EXERCISE
Return the whole listing, line for line, without the pictures in it.

DATA SEGMENT
## BEGIN

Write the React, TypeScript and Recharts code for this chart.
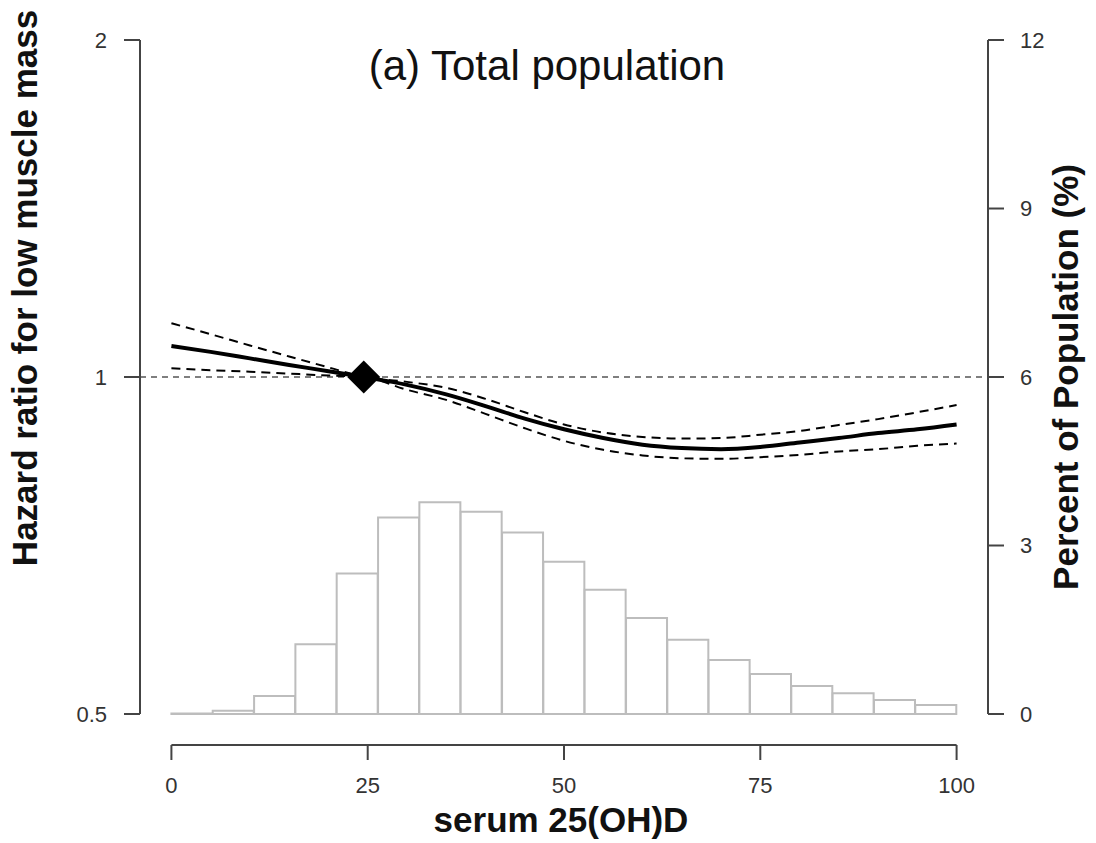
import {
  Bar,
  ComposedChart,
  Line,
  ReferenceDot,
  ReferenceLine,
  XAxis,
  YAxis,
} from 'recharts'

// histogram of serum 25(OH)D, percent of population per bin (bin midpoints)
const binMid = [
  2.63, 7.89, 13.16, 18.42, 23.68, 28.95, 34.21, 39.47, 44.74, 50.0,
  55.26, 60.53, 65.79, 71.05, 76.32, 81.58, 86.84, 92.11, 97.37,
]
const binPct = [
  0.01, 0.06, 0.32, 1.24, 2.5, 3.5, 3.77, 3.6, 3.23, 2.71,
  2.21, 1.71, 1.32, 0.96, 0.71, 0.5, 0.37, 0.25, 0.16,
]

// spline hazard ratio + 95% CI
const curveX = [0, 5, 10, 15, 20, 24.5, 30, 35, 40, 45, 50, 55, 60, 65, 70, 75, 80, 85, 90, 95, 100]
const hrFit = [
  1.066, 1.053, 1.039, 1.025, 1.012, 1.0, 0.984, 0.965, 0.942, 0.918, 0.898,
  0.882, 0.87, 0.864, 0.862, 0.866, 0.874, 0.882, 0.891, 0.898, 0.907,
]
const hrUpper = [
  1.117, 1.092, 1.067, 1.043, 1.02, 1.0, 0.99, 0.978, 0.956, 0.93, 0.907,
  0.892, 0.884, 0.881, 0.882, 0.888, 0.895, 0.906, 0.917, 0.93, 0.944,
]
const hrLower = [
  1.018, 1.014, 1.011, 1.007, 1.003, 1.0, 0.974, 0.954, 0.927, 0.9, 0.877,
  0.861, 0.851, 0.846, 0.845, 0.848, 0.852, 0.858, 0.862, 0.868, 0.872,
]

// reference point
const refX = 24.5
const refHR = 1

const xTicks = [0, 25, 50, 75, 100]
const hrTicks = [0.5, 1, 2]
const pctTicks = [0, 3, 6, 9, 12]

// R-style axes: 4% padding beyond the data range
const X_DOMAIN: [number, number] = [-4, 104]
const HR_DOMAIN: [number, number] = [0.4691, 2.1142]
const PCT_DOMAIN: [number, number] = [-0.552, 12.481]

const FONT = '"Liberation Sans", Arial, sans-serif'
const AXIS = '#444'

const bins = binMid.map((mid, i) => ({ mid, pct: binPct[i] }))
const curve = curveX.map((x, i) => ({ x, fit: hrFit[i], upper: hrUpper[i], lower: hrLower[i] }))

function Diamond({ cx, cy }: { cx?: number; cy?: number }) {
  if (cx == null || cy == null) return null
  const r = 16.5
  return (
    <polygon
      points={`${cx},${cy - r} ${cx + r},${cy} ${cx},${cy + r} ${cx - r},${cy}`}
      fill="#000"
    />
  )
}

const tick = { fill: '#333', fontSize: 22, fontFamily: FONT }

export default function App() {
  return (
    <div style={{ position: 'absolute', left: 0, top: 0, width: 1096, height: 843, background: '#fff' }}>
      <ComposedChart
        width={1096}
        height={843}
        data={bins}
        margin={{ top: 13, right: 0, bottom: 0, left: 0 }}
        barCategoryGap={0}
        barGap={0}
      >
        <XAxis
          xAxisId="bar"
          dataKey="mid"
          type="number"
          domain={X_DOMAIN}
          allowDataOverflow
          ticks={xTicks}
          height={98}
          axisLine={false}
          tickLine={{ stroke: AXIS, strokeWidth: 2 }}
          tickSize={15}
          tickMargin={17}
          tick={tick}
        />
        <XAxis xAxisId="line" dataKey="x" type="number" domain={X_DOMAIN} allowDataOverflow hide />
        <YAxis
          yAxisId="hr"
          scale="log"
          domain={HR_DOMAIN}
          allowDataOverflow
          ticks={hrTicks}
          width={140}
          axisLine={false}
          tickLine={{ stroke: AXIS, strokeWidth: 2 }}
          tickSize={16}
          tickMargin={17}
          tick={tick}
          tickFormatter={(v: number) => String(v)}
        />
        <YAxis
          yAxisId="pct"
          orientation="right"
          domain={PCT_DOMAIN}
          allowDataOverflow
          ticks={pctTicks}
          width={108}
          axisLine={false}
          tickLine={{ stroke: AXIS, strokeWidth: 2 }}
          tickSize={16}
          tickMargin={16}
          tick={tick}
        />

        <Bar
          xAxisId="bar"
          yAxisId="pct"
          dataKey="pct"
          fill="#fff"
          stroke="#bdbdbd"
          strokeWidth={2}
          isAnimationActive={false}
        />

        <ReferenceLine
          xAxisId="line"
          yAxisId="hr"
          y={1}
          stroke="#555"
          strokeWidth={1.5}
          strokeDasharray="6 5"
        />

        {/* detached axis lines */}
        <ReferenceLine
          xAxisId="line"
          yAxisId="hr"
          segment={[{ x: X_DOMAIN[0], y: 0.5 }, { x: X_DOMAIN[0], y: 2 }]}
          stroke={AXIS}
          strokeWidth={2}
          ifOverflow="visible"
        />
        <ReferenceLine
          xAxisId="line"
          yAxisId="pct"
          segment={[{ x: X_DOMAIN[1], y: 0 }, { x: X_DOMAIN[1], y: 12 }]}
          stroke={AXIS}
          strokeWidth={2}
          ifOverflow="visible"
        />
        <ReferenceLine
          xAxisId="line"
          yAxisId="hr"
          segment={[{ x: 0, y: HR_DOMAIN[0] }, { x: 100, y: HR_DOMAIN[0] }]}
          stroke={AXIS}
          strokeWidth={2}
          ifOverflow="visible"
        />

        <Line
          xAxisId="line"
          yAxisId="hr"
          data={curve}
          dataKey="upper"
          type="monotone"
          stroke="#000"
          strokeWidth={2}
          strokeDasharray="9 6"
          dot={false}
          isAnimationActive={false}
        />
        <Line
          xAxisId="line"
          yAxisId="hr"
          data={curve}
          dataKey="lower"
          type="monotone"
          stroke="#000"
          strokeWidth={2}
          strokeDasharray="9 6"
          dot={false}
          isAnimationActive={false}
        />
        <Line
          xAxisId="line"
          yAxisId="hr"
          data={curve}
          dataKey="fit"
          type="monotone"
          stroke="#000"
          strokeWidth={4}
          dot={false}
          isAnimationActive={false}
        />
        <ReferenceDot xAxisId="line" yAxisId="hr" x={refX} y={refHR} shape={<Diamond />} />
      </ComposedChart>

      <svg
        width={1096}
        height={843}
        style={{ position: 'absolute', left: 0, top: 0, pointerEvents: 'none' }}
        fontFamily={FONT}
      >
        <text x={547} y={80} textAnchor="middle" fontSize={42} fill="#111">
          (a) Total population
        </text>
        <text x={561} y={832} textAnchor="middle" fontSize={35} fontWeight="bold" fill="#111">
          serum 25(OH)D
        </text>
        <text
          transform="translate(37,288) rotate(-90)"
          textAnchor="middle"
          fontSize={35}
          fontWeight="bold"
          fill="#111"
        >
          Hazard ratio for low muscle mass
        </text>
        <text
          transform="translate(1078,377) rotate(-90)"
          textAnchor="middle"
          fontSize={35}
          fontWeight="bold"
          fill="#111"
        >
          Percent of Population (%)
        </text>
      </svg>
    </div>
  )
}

## END

RESPONSE TO THE TASK
Write the React, TypeScript and Recharts code for this chart.
import {
  Bar,
  ComposedChart,
  Line,
  ReferenceDot,
  ReferenceLine,
  XAxis,
  YAxis,
} from 'recharts'

// histogram of serum 25(OH)D, percent of population per bin (bin midpoints)
const binMid = [
  2.63, 7.89, 13.16, 18.42, 23.68, 28.95, 34.21, 39.47, 44.74, 50.0,
  55.26, 60.53, 65.79, 71.05, 76.32, 81.58, 86.84, 92.11, 97.37,
]
const binPct = [
  0.01, 0.06, 0.32, 1.24, 2.5, 3.5, 3.77, 3.6, 3.23, 2.71,
  2.21, 1.71, 1.32, 0.96, 0.71, 0.5, 0.37, 0.25, 0.16,
]

// spline hazard ratio + 95% CI
const curveX = [0, 5, 10, 15, 20, 24.5, 30, 35, 40, 45, 50, 55, 60, 65, 70, 75, 80, 85, 90, 95, 100]
const hrFit = [
  1.066, 1.053, 1.039, 1.025, 1.012, 1.0, 0.984, 0.965, 0.942, 0.918, 0.898,
  0.882, 0.87, 0.864, 0.862, 0.866, 0.874, 0.882, 0.891, 0.898, 0.907,
]
const hrUpper = [
  1.117, 1.092, 1.067, 1.043, 1.02, 1.0, 0.99, 0.978, 0.956, 0.93, 0.907,
  0.892, 0.884, 0.881, 0.882, 0.888, 0.895, 0.906, 0.917, 0.93, 0.944,
]
const hrLower = [
  1.018, 1.014, 1.011, 1.007, 1.003, 1.0, 0.974, 0.954, 0.927, 0.9, 0.877,
  0.861, 0.851, 0.846, 0.845, 0.848, 0.852, 0.858, 0.862, 0.868, 0.872,
]

// reference point
const refX = 24.5
const refHR = 1

const xTicks = [0, 25, 50, 75, 100]
const hrTicks = [0.5, 1, 2]
const pctTicks = [0, 3, 6, 9, 12]

// R-style axes: 4% padding beyond the data range
const X_DOMAIN: [number, number] = [-4, 104]
const HR_DOMAIN: [number, number] = [0.4691, 2.1142]
const PCT_DOMAIN: [number, number] = [-0.552, 12.481]

const FONT = '"Liberation Sans", Arial, sans-serif'
const AXIS = '#444'

const bins = binMid.map((mid, i) => ({ mid, pct: binPct[i] }))
const curve = curveX.map((x, i) => ({ x, fit: hrFit[i], upper: hrUpper[i], lower: hrLower[i] }))

function Diamond({ cx, cy }: { cx?: number; cy?: number }) {
  if (cx == null || cy == null) return null
  const r = 16.5
  return (
    <polygon
      points={`${cx},${cy - r} ${cx + r},${cy} ${cx},${cy + r} ${cx - r},${cy}`}
      fill="#000"
    />
  )
}

const tick = { fill: '#333', fontSize: 22, fontFamily: FONT }

export default function App() {
  return (
    <div style={{ position: 'absolute', left: 0, top: 0, width: 1096, height: 843, background: '#fff' }}>
      <ComposedChart
        width={1096}
        height={843}
        data={bins}
        margin={{ top: 13, right: 0, bottom: 0, left: 0 }}
        barCategoryGap={0}
        barGap={0}
      >
        <XAxis
          xAxisId="bar"
          dataKey="mid"
          type="number"
          domain={X_DOMAIN}
          allowDataOverflow
          ticks={xTicks}
          height={98}
          axisLine={false}
          tickLine={{ stroke: AXIS, strokeWidth: 2 }}
          tickSize={15}
          tickMargin={17}
          tick={tick}
        />
        <XAxis xAxisId="line" dataKey="x" type="number" domain={X_DOMAIN} allowDataOverflow hide />
        <YAxis
          yAxisId="hr"
          scale="log"
          domain={HR_DOMAIN}
          allowDataOverflow
          ticks={hrTicks}
          width={140}
          axisLine={false}
          tickLine={{ stroke: AXIS, strokeWidth: 2 }}
          tickSize={16}
          tickMargin={17}
          tick={tick}
          tickFormatter={(v: number) => String(v)}
        />
        <YAxis
          yAxisId="pct"
          orientation="right"
          domain={PCT_DOMAIN}
          allowDataOverflow
          ticks={pctTicks}
          width={108}
          axisLine={false}
          tickLine={{ stroke: AXIS, strokeWidth: 2 }}
          tickSize={16}
          tickMargin={16}
          tick={tick}
        />

        <Bar
          xAxisId="bar"
          yAxisId="pct"
          dataKey="pct"
          fill="#fff"
          stroke="#bdbdbd"
          strokeWidth={2}
          isAnimationActive={false}
        />

        <ReferenceLine
          xAxisId="line"
          yAxisId="hr"
          y={1}
          stroke="#555"
          strokeWidth={1.5}
          strokeDasharray="6 5"
        />

        {/* detached axis lines */}
        <ReferenceLine
          xAxisId="line"
          yAxisId="hr"
          segment={[{ x: X_DOMAIN[0], y: 0.5 }, { x: X_DOMAIN[0], y: 2 }]}
          stroke={AXIS}
          strokeWidth={2}
          ifOverflow="visible"
        />
        <ReferenceLine
          xAxisId="line"
          yAxisId="pct"
          segment={[{ x: X_DOMAIN[1], y: 0 }, { x: X_DOMAIN[1], y: 12 }]}
          stroke={AXIS}
          strokeWidth={2}
          ifOverflow="visible"
        />
        <ReferenceLine
          xAxisId="line"
          yAxisId="hr"
          segment={[{ x: 0, y: HR_DOMAIN[0] }, { x: 100, y: HR_DOMAIN[0] }]}
          stroke={AXIS}
          strokeWidth={2}
          ifOverflow="visible"
        />

        <Line
          xAxisId="line"
          yAxisId="hr"
          data={curve}
          dataKey="upper"
          type="monotone"
          stroke="#000"
          strokeWidth={2}
          strokeDasharray="9 6"
          dot={false}
          isAnimationActive={false}
        />
        <Line
          xAxisId="line"
          yAxisId="hr"
          data={curve}
          dataKey="lower"
          type="monotone"
          stroke="#000"
          strokeWidth={2}
          strokeDasharray="9 6"
          dot={false}
          isAnimationActive={false}
        />
        <Line
          xAxisId="line"
          yAxisId="hr"
          data={curve}
          dataKey="fit"
          type="monotone"
          stroke="#000"
          strokeWidth={4}
          dot={false}
          isAnimationActive={false}
        />
        <ReferenceDot xAxisId="line" yAxisId="hr" x={refX} y={refHR} shape={<Diamond />} />
      </ComposedChart>

      <svg
        width={1096}
        height={843}
        style={{ position: 'absolute', left: 0, top: 0, pointerEvents: 'none' }}
        fontFamily={FONT}
      >
        <text x={547} y={80} textAnchor="middle" fontSize={42} fill="#111">
          (a) Total population
        </text>
        <text x={561} y={832} textAnchor="middle" fontSize={35} fontWeight="bold" fill="#111">
          serum 25(OH)D
        </text>
        <text
          transform="translate(37,288) rotate(-90)"
          textAnchor="middle"
          fontSize={35}
          fontWeight="bold"
          fill="#111"
        >
          Hazard ratio for low muscle mass
        </text>
        <text
          transform="translate(1078,377) rotate(-90)"
          textAnchor="middle"
          fontSize={35}
          fontWeight="bold"
          fill="#111"
        >
          Percent of Population (%)
        </text>
      </svg>
    </div>
  )
}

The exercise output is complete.